With talks at COP28 extending past the Tuesday deadline potentially portending a collapse of negotiations, speculation about the future of the failing COP process points to flaws in the very framework of the negotiating process itself. In nearly 30 years of meetings, global temperatures continue to rise and the integrity of the process is highly questionable, given the influx of fossil fuel lobbyists and the hosting of conferences by petrostates.
A spokesperson for COP28 President Sultan Al Jaber issued the following statement regarding the status of the negotiations:
“Overnight and throughout today, the COP28 President and his team have been engaging in extensive consultations with a wide representation of negotiating groups and Parties. This is to ensure everyone is heard, and all views are considered. He is determined to deliver a version of the text that has the support of all Parties. Consultations will continue until 03:00AM GST.”

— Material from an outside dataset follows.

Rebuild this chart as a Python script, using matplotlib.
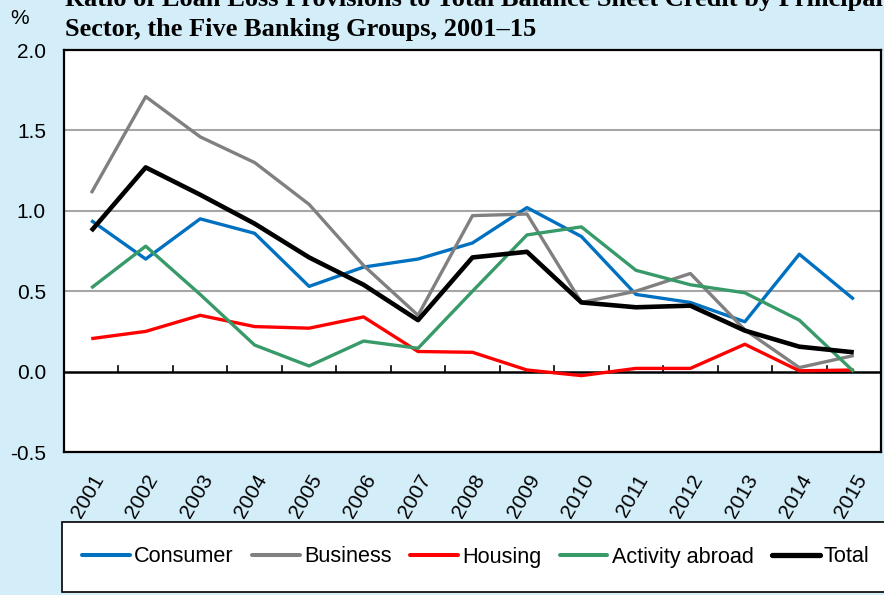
import matplotlib
matplotlib.use("Agg")
import matplotlib.pyplot as plt
from matplotlib.patches import Rectangle
from matplotlib.lines import Line2D

years = ["2001", "2002", "2003", "2004", "2005", "2006", "2007", "2008",
         "2009", "2010", "2011", "2012", "2013", "2014", "2015"]
consumer = [0.94, 0.70, 0.95, 0.86, 0.53, 0.65, 0.70, 0.80, 1.02, 0.84, 0.48, 0.43, 0.31, 0.73, 0.45]
business = [1.11, 1.71, 1.46, 1.30, 1.04, 0.66, 0.35, 0.97, 0.98, 0.43, 0.50, 0.61, 0.26, 0.025, 0.10]
housing = [0.205, 0.25, 0.35, 0.28, 0.27, 0.34, 0.125, 0.12, 0.01, -0.025, 0.02, 0.02, 0.17, 0.005, 0.01]
abroad = [0.52, 0.78, 0.48, 0.165, 0.035, 0.19, 0.145, 0.50, 0.85, 0.90, 0.63, 0.54, 0.49, 0.32, 0.0]
total = [0.875, 1.27, 1.10, 0.92, 0.71, 0.54, 0.32, 0.71, 0.745, 0.43, 0.40, 0.41, 0.255, 0.155, 0.12]

series = [
    ("Consumer", consumer, "#0070C0", 2.4),
    ("Business", business, "#808080", 2.4),
    ("Housing", housing, "#FF0000", 2.4),
    ("Activity abroad", abroad, "#379A68", 2.4),
    ("Total", total, "#000000", 3.3),
]

bg = "#D4EEF9"
W, H = 884, 595
fig = plt.figure(figsize=(W / 100, H / 100), dpi=100, facecolor=bg)
ax = fig.add_axes([64 / W, 1 - 452 / H, (881 - 64) / W, (452 - 50) / H])
ax.set_facecolor("white")

x = list(range(len(years)))
for yv in [0.5, 1.0, 1.5]:
    ax.axhline(yv, color="#A6A6A6", lw=1.5, zorder=1)
ax.axhline(0, color="black", lw=1.8, zorder=4)
for k in range(len(years) - 1):
    ax.plot([k + 0.5, k + 0.5], [0, 0.035], color="black", lw=1.2, zorder=4)

handles = []
for name, vals, col, lw in series:
    ax.plot(x, vals, color=col, lw=lw, zorder=5, solid_capstyle="butt")
    handles.append(Line2D([], [], color=col, lw=lw + 0.5, solid_capstyle="round"))

ax.set_xlim(-0.5, len(years) - 0.5)
ax.set_ylim(-0.5, 2.0)
ax.set_yticks([-0.5, 0.0, 0.5, 1.0, 1.5, 2.0])
ax.set_yticklabels(["-0.5", "0.0", "0.5", "1.0", "1.5", "2.0"])
ax.set_xticks(x)
ax.set_xticklabels(years, rotation=60, ha="right", rotation_mode="anchor")
ax.tick_params(axis="both", length=0, labelsize=15)
ax.tick_params(axis="y", pad=13)
ax.tick_params(axis="x", pad=14)
for lab in ax.get_xticklabels() + ax.get_yticklabels():
    lab.set_fontfamily("Liberation Sans")
for sp in ax.spines.values():
    sp.set_color("black")
    sp.set_linewidth(1.6)

fig.text(10 / W, 1 - 18 / H, "%", fontsize=15, family="Liberation Sans", va="center", ha="left")
fig.text(65 / W, 1 - 6 / H,
         "Ratio of Loan Loss Provisions to Total Balance Sheet Credit by Principal",
         fontsize=19, family="Liberation Serif", weight="bold", va="baseline", ha="left")
fig.text(65 / W, 1 - 36 / H, "Sector, the Five Banking Groups, 2001\u201315",
         fontsize=19, family="Liberation Serif", weight="bold", va="baseline", ha="left")

rect = Rectangle((62 / W, 1 - 592 / H), (W + 10 - 62) / W, 70 / H, transform=fig.transFigure,
                 facecolor="white", edgecolor="black", lw=1.2, zorder=0)
fig.patches.append(rect)
leg = fig.legend(handles, [s[0] for s in series], loc="center left",
                 bbox_to_anchor=(82 / W, 1 - 557 / H), ncol=5, frameon=False,
                 borderpad=0, borderaxespad=0, handlelength=2.2, handletextpad=0.2,
                 columnspacing=0.85, prop={"family": "Liberation Sans", "size": 15.6})

fig.savefig("out.png", dpi=100, facecolor=bg)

Australia, Canada, Chile, Norway and the United States are among the 100 countries rejecting the current draft as being too weak as they hold the line for language demanding a total phase-out of fossil fuels. Fossil fuels, the major cause of global warming, are also currently meeting 80% of the world’s energy needs.

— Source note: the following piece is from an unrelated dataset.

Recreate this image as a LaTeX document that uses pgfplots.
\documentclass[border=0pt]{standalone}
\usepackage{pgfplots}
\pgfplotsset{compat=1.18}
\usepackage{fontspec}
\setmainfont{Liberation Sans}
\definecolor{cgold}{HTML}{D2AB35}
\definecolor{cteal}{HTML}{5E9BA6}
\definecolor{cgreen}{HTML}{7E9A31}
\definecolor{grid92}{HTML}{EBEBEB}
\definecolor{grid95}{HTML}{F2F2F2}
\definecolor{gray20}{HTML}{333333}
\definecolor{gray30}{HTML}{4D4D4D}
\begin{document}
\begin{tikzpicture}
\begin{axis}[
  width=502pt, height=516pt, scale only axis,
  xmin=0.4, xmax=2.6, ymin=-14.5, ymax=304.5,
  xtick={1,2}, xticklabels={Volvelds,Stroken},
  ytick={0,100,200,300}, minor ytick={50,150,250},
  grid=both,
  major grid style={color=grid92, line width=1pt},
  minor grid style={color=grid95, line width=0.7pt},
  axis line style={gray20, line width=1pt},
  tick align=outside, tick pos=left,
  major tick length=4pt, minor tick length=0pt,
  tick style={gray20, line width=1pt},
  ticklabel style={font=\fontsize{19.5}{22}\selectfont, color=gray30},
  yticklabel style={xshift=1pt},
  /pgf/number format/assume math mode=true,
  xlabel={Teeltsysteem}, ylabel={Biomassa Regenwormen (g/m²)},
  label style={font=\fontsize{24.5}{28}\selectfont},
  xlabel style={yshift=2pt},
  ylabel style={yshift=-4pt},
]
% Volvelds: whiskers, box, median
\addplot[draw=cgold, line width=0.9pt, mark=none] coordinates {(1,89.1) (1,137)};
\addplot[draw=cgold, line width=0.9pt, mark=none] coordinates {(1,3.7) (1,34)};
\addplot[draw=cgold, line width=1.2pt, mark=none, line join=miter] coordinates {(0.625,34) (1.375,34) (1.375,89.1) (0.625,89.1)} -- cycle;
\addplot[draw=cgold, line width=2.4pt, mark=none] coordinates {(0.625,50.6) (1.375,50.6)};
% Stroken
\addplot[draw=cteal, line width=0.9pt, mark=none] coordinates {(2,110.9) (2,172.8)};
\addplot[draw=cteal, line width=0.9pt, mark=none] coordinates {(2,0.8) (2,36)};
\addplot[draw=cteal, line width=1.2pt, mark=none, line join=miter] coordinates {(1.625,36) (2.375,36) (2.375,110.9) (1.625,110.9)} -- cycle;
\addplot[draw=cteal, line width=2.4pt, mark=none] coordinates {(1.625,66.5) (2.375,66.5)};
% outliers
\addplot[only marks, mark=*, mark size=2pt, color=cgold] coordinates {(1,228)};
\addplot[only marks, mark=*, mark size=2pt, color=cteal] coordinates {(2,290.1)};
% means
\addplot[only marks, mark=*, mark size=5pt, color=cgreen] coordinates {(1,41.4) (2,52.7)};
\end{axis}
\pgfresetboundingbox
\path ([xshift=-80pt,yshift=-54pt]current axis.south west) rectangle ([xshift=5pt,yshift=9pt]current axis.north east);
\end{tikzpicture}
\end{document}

The current text represents the first time the words “fossil fuels” have even been mentioned in a negotiating document. It calls for nonbinding options for cutting emissions by reducing “both consumption and production of fossil fuels in a just, orderly and equitable manner so as to achieve net zero by, before, or around 2050″.
In a Los Angeles Times opinion piece today,“ climate scientist Michael Mann and Susan Joy Hassol, the director of Climate Communication wrote “COP28 has become a shameless exercise in the fight against climate change. But can we afford to walk out?” They suggest changing the voting system from consensus to majority and banning oil executives and petrostates from hosting and leading future COPs.
As Saudi Arabia and other fossil-fueled economies reject the “phase-out” of fossil fuels in the global stocktake (GST) document, The Guardian columnist George Monbiot called for the establishment of an International Climate Agency similar in format to the International Atomic Energy Agency. Referring to Paris and Kyoto as the only climate summits to be even halfway successful. “If any other process had a 3.7% success rate, it would be abandoned in favour of something better,” he said, while calling for a ban on beef and oil industry lobbyists and “binding treaties on fossil fuels and deforestation” with a different voting system.
An overview of Tuesday morning at COP28 courtesy of The Guardian:
-
More countries expressed anger at the draft text for its lack of ambition.
-
The UK’s climate minister left the climate conference.
-
Campaigners warned that the historic loss and damage agreement from the first day of the summit is still lacking.
-
Indigenous and global south activists called out rich country ‘hypocrisy’ in pushing to phase out fossil fuels globally while increasing production at home.
In covering the UK climate minister’s departure from the climate conference, the Guardian notes:
Politicians and delegates from the UK reacted with fury as it emerged that climate change minister Graham Stuart had flown home from the summit, ostensibly to shore up the government’s vote on Rwanda. The government said that Richard Benyon had come out to cover him, and that he would be returning. If the summit does end tomorrow as the presidency hopes, of course, that will be a long wasted journey.
-snip-
Rebecca Newsom, of Greenpeace, told the Guardian: “This is an outrageous dereliction of leadership at the most critical point during this conference. This is the moment when we need to see bold political commitments to unlock the gridlock on the text.
“Instead of fleeing Dubai, Stuart should be here to broker the compromises really needed to act upon developing countries’ urgent demands for more public finance to deliver a full fossil fuel phase-out. And he should be making clear that the UK, as a rich historically polluting country, is prepared to lead the way on delivering the renewable transition way from fossil fuels. The world is watching, and the Conservative government’s failure to lead at Cop28 is becoming increasingly obvious.”